I have been reading about two Bermondsey characters, one living, one dead.
The first, Alfred Salter, as local readers will know, gave up a glittering medical career at a top research institute and came to Bermondsey as a GP in 1898 and stayed until his death in 1945.
Alfred and his wife, Ada, devoted the whole of their adult lives to uninstinting service of the people of Bermondsey. They were Quakers and very early members of the Labour Party. Both served on the borough council. He was MP for Bermondsey West and she represented Bermondsey on the London County Council.
All this time 'the Doctor' was a familiar sight cycling around Bermondsey on home visits and there was always a queue of patients waiting to see him back at his home-cum-surgery in Storks Road.
All this activity was motivated by a deep Christian faith which led him to embrace two causes less close to most people's hearts: an absolute Christian pacifism and a total repudiation of the demon drink. Neither stance was exactly popular but the doctor retained his constituents' respect as a man of principle who said what he thought whether it was popular or not.
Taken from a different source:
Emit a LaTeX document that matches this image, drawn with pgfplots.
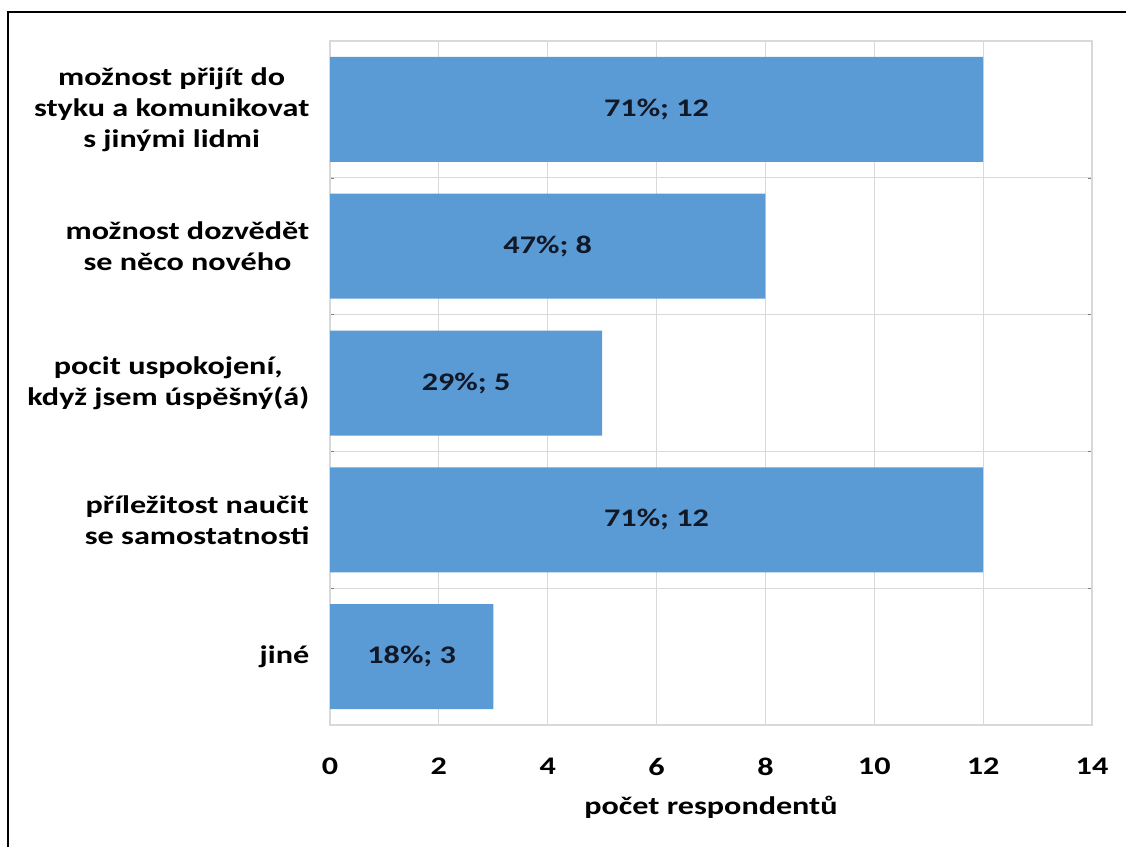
\documentclass[border=0pt]{standalone}
\usepackage{fontspec}
\setmainfont{Carlito}[FakeStretch=1.27]
\usepackage{pgfplots}
\pgfplotsset{compat=1.18}
\usepackage{pgfplotstable}
\definecolor{barblue}{HTML}{5B9BD5}
\definecolor{gridgray}{HTML}{D9D9D9}
\definecolor{labtxt}{HTML}{111827}
\newcommand{\semic}{;}
\pgfplotstableread{
y v
0 12
1 8
2 5
3 12
4 3
}\bars
\begin{document}
\begin{tikzpicture}[font=\fontsize{19}{23.25}\selectfont\bfseries]
\useasboundingbox (0,0) rectangle (844.5pt,635.25pt);
\draw[line width=1.1pt] (6pt,0) -- (6pt,626.25pt) -- (844.5pt,626.25pt);
\begin{axis}[
  at={(247.5pt,91.5pt)}, anchor=south west,
  scale only axis, width=571.5pt, height=513pt,
  xmin=0, xmax=14, xtick={0,2,...,14},
  ymin=-0.5, ymax=4.5, y dir=reverse,
  ytick={0,1,2,3,4},
  yticklabels={{možnost přijít do\\styku a komunikovat\\s jinými lidmi},{možnost dozvědět\\se něco nového},{pocit uspokojení,\\když jsem úspěšný(á)},{příležitost naučit\\se samostatnosti},{jiné}},
  yticklabel style={align=center, xshift=-12pt},
  xticklabel style={yshift=-21pt},
  /pgf/number format/assume math mode=true,
  major tick length=0pt,
  minor ytick={0.5,1.5,2.5,3.5},
  xmajorgrids, yminorgrids,
  grid style={gridgray, line width=0.8pt},
  axis line style={gridgray, line width=0.8pt},
  xlabel={počet respondentů},
  xlabel style={yshift=-9pt},
]
\addplot[xbar, bar width=78.75pt, fill=barblue, draw=none] table[x=v, y=y] {\bars};
\addplot[only marks, mark=none, nodes near coords, point meta=explicit symbolic,
  nodes near coords style={anchor=center, text=labtxt}]
  coordinates {(6,0) [{71\%\semic{} 12}] (4,1) [{47\%\semic{} 8}] (2.5,2) [{29\%\semic{} 5}] (6,3) [{71\%\semic{} 12}] (1.5,4) [{18\%\semic{} 3}]};
\end{axis}
\end{tikzpicture}
\end{document}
When he died huge crowds flocked to St James for his memorial service and to this day the work of the Salters is remembered in the memorials in the Tube Station (close to the site of their home), in the Ada Salter Memorial Garden in Southwark Park and in Alfred Salter School. Less happilly the Thameside staue of 'Dr Salter's daydream' has been the victim of metal thefts and it is good to hear that moves are afoot to place a new one there, and this time Ada is going to be included too (quite right too).
The second book is by and about a character who is very much still alive and very much out and about in the area on a daily basis, Barry Albin-Dyer of Albin's funeral directors.
'Don't Drop the Coffin' is Barry's account 'from graveside punch-ups to gangland style funerals' of the ins and outs of the funeral trade as practised by the 'the UK's oldest family firm of funeral directors.'
Death comes to every family and so funeral directors, like clergy, get to meet all kinds of families in all kinds of situations. Barry brings out that sheer diversity of his work brilliantly and he offers some wise words on the way about the process of bereavement.
If anything funerals are getting more elaborate and complex and people are now more inclined to' customise' the event, adding things that have a particular resonance with the deceased. That can make funeral directors' lives a bit more interesting (clergy, too).
One fairly recent trend I have noticed in the past few years is the increased use of horse drawn hearses.
Recently I succumbed to Barry's invitation to ride with the horses (left), then I discovered that the journey was an hour long, and that a cassock is no protection against a January wind, so I swapped the carriage for a nice warm limousine after a mile or two, but I did enjoy the view as we clip-clopped down Jamaica Road.